Adayar made the perfect return to action after nearly a year off the track in the Hilton Garden Inn Doncaster Conditions Stakes on Town Moor.

ADAYAR. Picture: Pat Healy Photography

The first horse for 20 years to win the Derby and King George VI And Queen Elizabeth Stakes in the same season last year, the Frankel colt then went on to finish fourth in the Prix de l'Arc de Triomphe.

He was last seen when disappointing in the Champion Stakes just 13 days after his French run and for various reasons had been off the track since.

Having picked up a cough in the spring which caused him to lose condition, he missed the Coronation Cup, Royal Ascot, the Eclipse and the Juddmonte International and trainer Charlie Appleby was relieved to get him back on the track.

Only two rivals were brave enough to take him on, and one of those was his stablemate Dhahabi but the other, Andrew Balding's Masekela, did finish fourth in the Derby.

Is was Masekela who made the running but William Buick tracked him into the straight and it was simply a matter of when he went to the front.

In truth Adayar will have had harder pieces of work on Appleby's Moulton Paddocks gallops as he breezed to three and three-quarter length win, to reward those who backed the 2-7 favourite.

Paddy Power cut Adayar to 8-1 from 14s for the Champion Stakes and to 16s from 20 for the Arc.

While hesitant to commit to either race at this stage, Appleby did admit he would lean towards sticking to a mile and a quarter in the Champion Stakes.

He added: "We didn't want him to have a hard race today because whether we go for a Champion Stakes or an Arc, we didn't want to be worrying about the bounce factor.

"He'll be going to either the Champion Stakes or the Arc as realistically his first run of the year, as to be brutally honest I've worked him harder at home than he's worked today.

"Realistically in Europe we've got one more run. I'm confident that run today won't have taken anything out of him and that's what you want.

"I feel 10 furlongs is within his compass at Group One level and it wouldn't do any harm on his CV ahead of his stallion career ahead.

"Hand on heart I'd like to see this horse in the Champion Stakes, but I'm not taking the Arc our of the equation by any stretch of the imagination.

"I think a mile and a quarter suits him. We saw him last year in the Arc – he travelled supremely well and turning in, if you were a betting man you'd have had your house on him. Unfortunately, ground and that time of year caught him out."

When asked whether which race William Haggas decides to run Baaeed in this autumn will have a bearing on where Adayar will turn up, Appleby said: "We'll certainly be keeping an eye on everything, but we've got to do what's right by our horse and if Baaeed turns up he turns up.

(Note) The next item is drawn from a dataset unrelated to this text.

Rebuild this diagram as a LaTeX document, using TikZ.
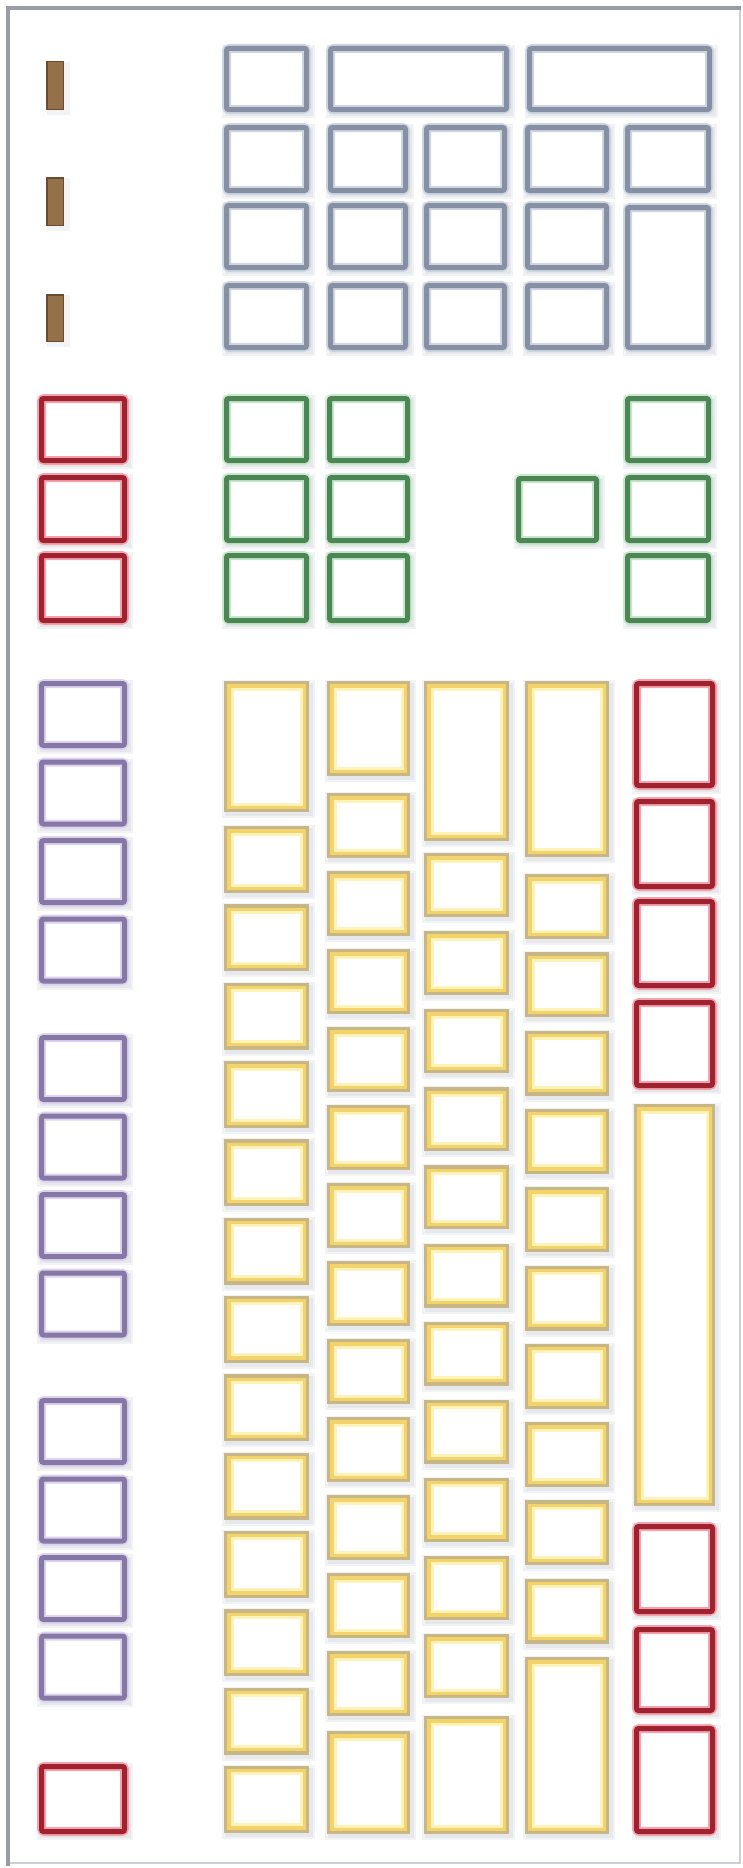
\documentclass[tikz,border=0pt]{standalone}
\definecolor{gk}{HTML}{8690A2}
\definecolor{gkh}{HTML}{CDD5E3}
\definecolor{rk}{HTML}{9E2230}
\definecolor{rkh}{HTML}{F4A3AC}
\definecolor{vk}{HTML}{8678A4}
\definecolor{vkh}{HTML}{DDD2F0}
\definecolor{nk}{HTML}{4B8654}
\definecolor{nkh}{HTML}{C8E6CB}
\definecolor{ytan}{HTML}{C8B786}
\definecolor{yel}{HTML}{F4D36A}
\definecolor{ypale}{HTML}{FFF3BA}
\definecolor{bfill}{HTML}{967048}
\definecolor{bline}{HTML}{6A4C30}
\definecolor{shade}{HTML}{A8AFBC}
\definecolor{frameA}{HTML}{989DA4}
\definecolor{frameB}{HTML}{CDD1D6}
\newif\ifshadowpass
\tikzset{
  shadowbox/.style={fill=shade, fill opacity=0.15},
  halo/.style={line width=9pt, rounded corners=3pt, fill=white},
  keyline/.style={line width=5pt, rounded corners=2pt},
}
\newcommand\shadowof[4]{%
  \fill[shadowbox] (#1-2,#2-1) rectangle (#3+6,#4+6);
  \fill[shadowbox] (#1+1,#2+2) rectangle (#3+4,#4+4);
}
\newcommand\SK[5]{%
  \ifshadowpass\shadowof{#2}{#3}{#4}{#5}%
  \else
  \draw[halo, draw=#1h] (#2+2.5,#3+2.5) rectangle (#4-2.5,#5-2.5);
  \draw[keyline, draw=#1] (#2+2.5,#3+2.5) rectangle (#4-2.5,#5-2.5);
  \fi}
\newcommand\YK[4]{%
  \ifshadowpass\shadowof{#1}{#2}{#3}{#4}%
  \else
  \fill[white] (#1,#2) rectangle (#3,#4);
  \draw[draw=ytan, line width=3.5pt] (#1+1.75,#2+1.75) rectangle (#3-1.75,#4-1.75);
  \draw[draw=yel, line width=3.5pt] (#1+5,#2+5) rectangle (#3-5,#4-5);
  \draw[draw=ypale, line width=3pt] (#1+8,#2+8) rectangle (#3-8,#4-8);
  \fi}
\newcommand\BK[4]{%
  \ifshadowpass\fill[shadowbox] (#1+1,#2+1) rectangle (#3+6,#4+5);%
  \else
  \draw[fill=bfill, draw=bline, line width=1.5pt] (#1+0.75,#2+0.75) rectangle (#3-0.75,#4-0.75);
  \fi}
\newcommand\allkeys{%
  % brown marks
  \BK{46}{61}{64}{110}
  \BK{46}{177}{64}{226}
  \BK{46}{294}{64}{342}
  % gray block
  \SK{gk}{224}{46}{309}{112}
  \SK{gk}{328}{46}{509}{112}
  \SK{gk}{527}{46}{712}{112}
  \SK{gk}{224}{125}{309}{193}
  \SK{gk}{328}{125}{408}{193}
  \SK{gk}{424}{125}{507}{193}
  \SK{gk}{525}{125}{609}{193}
  \SK{gk}{625}{125}{711}{193}
  \SK{gk}{224}{203}{309}{270}
  \SK{gk}{328}{203}{408}{270}
  \SK{gk}{424}{203}{507}{270}
  \SK{gk}{525}{203}{609}{270}
  \SK{gk}{625}{205}{711}{350}
  \SK{gk}{224}{283}{309}{350}
  \SK{gk}{328}{283}{408}{350}
  \SK{gk}{424}{283}{507}{350}
  \SK{gk}{525}{283}{609}{350}
  % red left
  \SK{rk}{39}{396}{127}{463}
  \SK{rk}{39}{475}{127}{543}
  \SK{rk}{39}{553}{127}{623}
  % green
  \SK{nk}{224}{396}{309}{463}
  \SK{nk}{224}{475}{309}{543}
  \SK{nk}{224}{553}{309}{623}
  \SK{nk}{327}{396}{410}{463}
  \SK{nk}{327}{475}{410}{543}
  \SK{nk}{327}{553}{410}{623}
  \SK{nk}{516}{476}{599}{543}
  \SK{nk}{625}{396}{711}{463}
  \SK{nk}{625}{475}{711}{543}
  \SK{nk}{625}{553}{711}{623}
  % purple
  \foreach \t in {681,759.5,838,916.5, 1035,1113.5,1192,1270.5, 1398,1476.5,1555,1633.5}
    {\SK{vk}{39}{\t}{127}{\t+67}}
  \SK{rk}{39}{1764}{127}{1834}
  % yellow column A
  \YK{224}{681}{309}{812}
  \foreach \i in {0,...,12} {\YK{224}{826+\i*78.33}{309}{893+\i*78.33}}
  % column B
  \YK{327}{681}{410}{776}
  \foreach \i in {0,...,11} {\YK{327}{793+\i*78}{410}{858+\i*78}}
  \YK{327}{1731}{410}{1834}
  % column C
  \YK{424}{681}{509}{841}
  \foreach \i in {0,...,10} {\YK{424}{853+\i*78.1}{509}{917+\i*78.1}}
  \YK{424}{1716}{509}{1834}
  % column D
  \YK{525}{681}{609}{857}
  \foreach \i in {0,...,9} {\YK{525}{874+\i*78.3}{609}{939+\i*78.3}}
  \YK{525}{1657}{609}{1834}
  % column E
  \SK{rk}{634}{681}{715}{788}
  \SK{rk}{634}{799}{715}{889}
  \SK{rk}{634}{899}{715}{988}
  \SK{rk}{634}{1000}{715}{1088}
  \YK{634}{1104}{715}{1506}
  \SK{rk}{634}{1524}{715}{1614}
  \SK{rk}{634}{1627}{715}{1713}
  \SK{rk}{634}{1726}{715}{1834}
}
\begin{document}
\begin{tikzpicture}[x=1pt,y=-1pt]
\useasboundingbox (0,0) rectangle (743,1868);
\fill[white] (0,0) rectangle (743,1868);
\draw[frameB, line width=1.5pt] (7.5,8.5) rectangle (740,1863);
\draw[frameA, line width=4pt] (7.5,1866) -- (7.5,8.5) -- (741,8.5);
\shadowpasstrue
\allkeys
\shadowpassfalse
\allkeys
\end{tikzpicture}
\end{document}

"Of course we'll all be frightened of, and respect, Baaeed. Hopefully William might go to the Arc!

"But if the two of them turn up (at Ascot) it would be great for racing to have two great horses take each other on."

Appleby is trying to use the disappointment of missing much of the season with Adayar as a positive ahead of his next objective, wherever that might be.

He said: "It could be testing ground in France and at Ascot and going in there with a fresh pair of legs is always a big advantage.

"I would have loved to have run him during the summer, but with the hand I've been dealt I'm looking at it as a positive – you're going into the autumn campaign with some fresh legs.

"We saw it with this horse last year in the Arc and in the Champion Stakes. He'd been campaigned in a Derby and a King George and it told at the end of the year."

Buick was similarly delighted with Adayar's comeback performance, saying: "He did it nicely and in the way that you'd want him to do it, so he should be able to build from this.

"We all know how good he is, it's just nice to get a nice comeback run underneath his belt.

"We shown his quality and all his zest, so it was very pleasing. It's quite testing ground out there, for a horse who hasn't run for such a long time you'd imagine he will improve for it."